▶ **Description of the task**: Write out the listing below exactly, and omit any images you find in it.

▶ **Data provided**:
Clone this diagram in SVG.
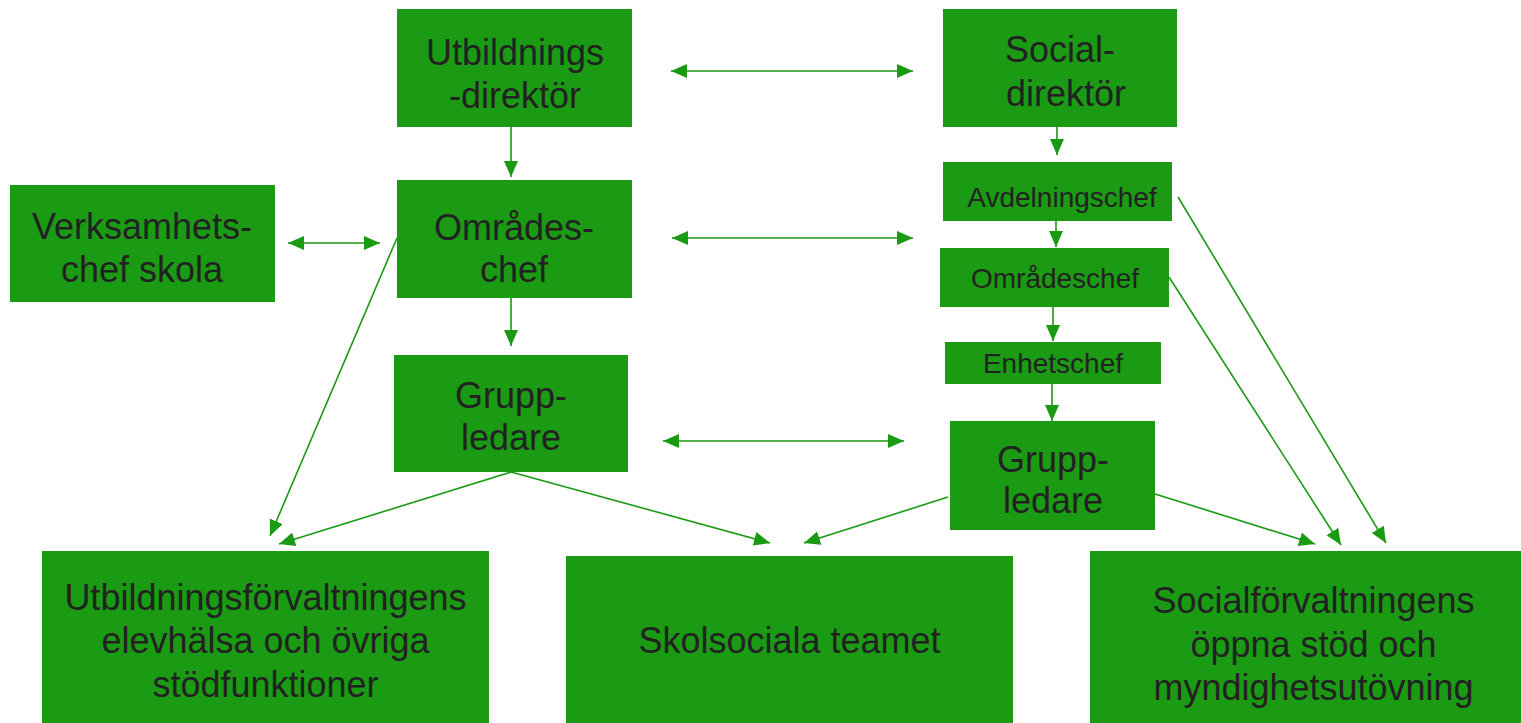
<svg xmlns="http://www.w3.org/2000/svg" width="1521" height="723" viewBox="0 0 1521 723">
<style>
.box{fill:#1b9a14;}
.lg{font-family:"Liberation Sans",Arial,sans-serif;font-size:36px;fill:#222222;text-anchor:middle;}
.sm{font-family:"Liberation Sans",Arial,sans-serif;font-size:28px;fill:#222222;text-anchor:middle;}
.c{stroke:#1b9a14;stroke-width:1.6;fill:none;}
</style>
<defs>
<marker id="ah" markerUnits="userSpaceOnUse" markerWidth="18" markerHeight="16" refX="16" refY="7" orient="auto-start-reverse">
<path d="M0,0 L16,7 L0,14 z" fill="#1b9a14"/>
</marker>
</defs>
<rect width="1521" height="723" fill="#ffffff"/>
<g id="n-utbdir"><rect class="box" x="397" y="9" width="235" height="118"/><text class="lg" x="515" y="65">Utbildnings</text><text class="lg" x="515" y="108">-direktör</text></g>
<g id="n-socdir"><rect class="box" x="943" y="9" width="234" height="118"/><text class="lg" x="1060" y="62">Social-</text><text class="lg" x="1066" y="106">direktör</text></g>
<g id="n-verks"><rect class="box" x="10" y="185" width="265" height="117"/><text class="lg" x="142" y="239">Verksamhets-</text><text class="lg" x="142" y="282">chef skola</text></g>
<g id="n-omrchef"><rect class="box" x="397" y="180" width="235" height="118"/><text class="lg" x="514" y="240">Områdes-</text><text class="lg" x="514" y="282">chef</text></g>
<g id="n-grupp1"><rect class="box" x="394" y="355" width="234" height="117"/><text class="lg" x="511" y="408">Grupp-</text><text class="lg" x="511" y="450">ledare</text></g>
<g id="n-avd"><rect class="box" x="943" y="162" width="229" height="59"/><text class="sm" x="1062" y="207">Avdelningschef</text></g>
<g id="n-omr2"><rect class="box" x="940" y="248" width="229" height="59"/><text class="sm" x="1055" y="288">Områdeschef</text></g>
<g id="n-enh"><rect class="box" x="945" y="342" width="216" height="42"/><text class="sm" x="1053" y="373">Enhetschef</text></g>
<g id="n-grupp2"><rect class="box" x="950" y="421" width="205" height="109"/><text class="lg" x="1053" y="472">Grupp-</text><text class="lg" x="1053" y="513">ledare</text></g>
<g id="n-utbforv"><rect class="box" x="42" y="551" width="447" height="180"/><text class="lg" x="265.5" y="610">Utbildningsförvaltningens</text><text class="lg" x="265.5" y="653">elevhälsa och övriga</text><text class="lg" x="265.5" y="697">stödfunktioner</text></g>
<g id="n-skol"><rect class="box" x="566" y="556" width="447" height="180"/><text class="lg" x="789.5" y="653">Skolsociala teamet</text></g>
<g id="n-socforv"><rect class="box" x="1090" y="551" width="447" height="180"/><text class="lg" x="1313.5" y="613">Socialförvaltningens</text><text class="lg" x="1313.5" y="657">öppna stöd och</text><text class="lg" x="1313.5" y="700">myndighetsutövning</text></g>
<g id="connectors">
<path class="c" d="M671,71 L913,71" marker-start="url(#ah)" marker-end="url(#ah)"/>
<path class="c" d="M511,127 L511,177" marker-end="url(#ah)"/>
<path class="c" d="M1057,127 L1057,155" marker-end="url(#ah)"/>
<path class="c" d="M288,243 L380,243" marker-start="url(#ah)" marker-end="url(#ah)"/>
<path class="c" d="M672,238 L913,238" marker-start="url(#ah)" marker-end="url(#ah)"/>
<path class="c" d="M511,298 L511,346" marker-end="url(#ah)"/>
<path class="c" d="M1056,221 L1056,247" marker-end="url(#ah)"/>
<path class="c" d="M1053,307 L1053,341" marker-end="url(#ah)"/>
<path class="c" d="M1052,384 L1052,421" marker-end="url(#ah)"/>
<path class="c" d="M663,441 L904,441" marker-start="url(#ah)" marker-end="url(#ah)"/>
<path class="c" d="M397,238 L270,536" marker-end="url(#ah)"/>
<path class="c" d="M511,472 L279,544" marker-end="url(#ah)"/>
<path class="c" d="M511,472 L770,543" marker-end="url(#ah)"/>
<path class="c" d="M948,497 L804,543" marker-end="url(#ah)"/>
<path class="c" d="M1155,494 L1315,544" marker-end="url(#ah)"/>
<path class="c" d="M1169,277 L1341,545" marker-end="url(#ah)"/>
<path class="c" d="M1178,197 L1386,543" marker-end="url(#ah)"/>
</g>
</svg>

▶ **Answer in full**:
Clone this diagram in SVG.
<svg xmlns="http://www.w3.org/2000/svg" width="1521" height="723" viewBox="0 0 1521 723">
<style>
.box{fill:#1b9a14;}
.lg{font-family:"Liberation Sans",Arial,sans-serif;font-size:36px;fill:#222222;text-anchor:middle;}
.sm{font-family:"Liberation Sans",Arial,sans-serif;font-size:28px;fill:#222222;text-anchor:middle;}
.c{stroke:#1b9a14;stroke-width:1.6;fill:none;}
</style>
<defs>
<marker id="ah" markerUnits="userSpaceOnUse" markerWidth="18" markerHeight="16" refX="16" refY="7" orient="auto-start-reverse">
<path d="M0,0 L16,7 L0,14 z" fill="#1b9a14"/>
</marker>
</defs>
<rect width="1521" height="723" fill="#ffffff"/>
<g id="n-utbdir"><rect class="box" x="397" y="9" width="235" height="118"/><text class="lg" x="515" y="65">Utbildnings</text><text class="lg" x="515" y="108">-direktör</text></g>
<g id="n-socdir"><rect class="box" x="943" y="9" width="234" height="118"/><text class="lg" x="1060" y="62">Social-</text><text class="lg" x="1066" y="106">direktör</text></g>
<g id="n-verks"><rect class="box" x="10" y="185" width="265" height="117"/><text class="lg" x="142" y="239">Verksamhets-</text><text class="lg" x="142" y="282">chef skola</text></g>
<g id="n-omrchef"><rect class="box" x="397" y="180" width="235" height="118"/><text class="lg" x="514" y="240">Områdes-</text><text class="lg" x="514" y="282">chef</text></g>
<g id="n-grupp1"><rect class="box" x="394" y="355" width="234" height="117"/><text class="lg" x="511" y="408">Grupp-</text><text class="lg" x="511" y="450">ledare</text></g>
<g id="n-avd"><rect class="box" x="943" y="162" width="229" height="59"/><text class="sm" x="1062" y="207">Avdelningschef</text></g>
<g id="n-omr2"><rect class="box" x="940" y="248" width="229" height="59"/><text class="sm" x="1055" y="288">Områdeschef</text></g>
<g id="n-enh"><rect class="box" x="945" y="342" width="216" height="42"/><text class="sm" x="1053" y="373">Enhetschef</text></g>
<g id="n-grupp2"><rect class="box" x="950" y="421" width="205" height="109"/><text class="lg" x="1053" y="472">Grupp-</text><text class="lg" x="1053" y="513">ledare</text></g>
<g id="n-utbforv"><rect class="box" x="42" y="551" width="447" height="180"/><text class="lg" x="265.5" y="610">Utbildningsförvaltningens</text><text class="lg" x="265.5" y="653">elevhälsa och övriga</text><text class="lg" x="265.5" y="697">stödfunktioner</text></g>
<g id="n-skol"><rect class="box" x="566" y="556" width="447" height="180"/><text class="lg" x="789.5" y="653">Skolsociala teamet</text></g>
<g id="n-socforv"><rect class="box" x="1090" y="551" width="447" height="180"/><text class="lg" x="1313.5" y="613">Socialförvaltningens</text><text class="lg" x="1313.5" y="657">öppna stöd och</text><text class="lg" x="1313.5" y="700">myndighetsutövning</text></g>
<g id="connectors">
<path class="c" d="M671,71 L913,71" marker-start="url(#ah)" marker-end="url(#ah)"/>
<path class="c" d="M511,127 L511,177" marker-end="url(#ah)"/>
<path class="c" d="M1057,127 L1057,155" marker-end="url(#ah)"/>
<path class="c" d="M288,243 L380,243" marker-start="url(#ah)" marker-end="url(#ah)"/>
<path class="c" d="M672,238 L913,238" marker-start="url(#ah)" marker-end="url(#ah)"/>
<path class="c" d="M511,298 L511,346" marker-end="url(#ah)"/>
<path class="c" d="M1056,221 L1056,247" marker-end="url(#ah)"/>
<path class="c" d="M1053,307 L1053,341" marker-end="url(#ah)"/>
<path class="c" d="M1052,384 L1052,421" marker-end="url(#ah)"/>
<path class="c" d="M663,441 L904,441" marker-start="url(#ah)" marker-end="url(#ah)"/>
<path class="c" d="M397,238 L270,536" marker-end="url(#ah)"/>
<path class="c" d="M511,472 L279,544" marker-end="url(#ah)"/>
<path class="c" d="M511,472 L770,543" marker-end="url(#ah)"/>
<path class="c" d="M948,497 L804,543" marker-end="url(#ah)"/>
<path class="c" d="M1155,494 L1315,544" marker-end="url(#ah)"/>
<path class="c" d="M1169,277 L1341,545" marker-end="url(#ah)"/>
<path class="c" d="M1178,197 L1386,543" marker-end="url(#ah)"/>
</g>
</svg>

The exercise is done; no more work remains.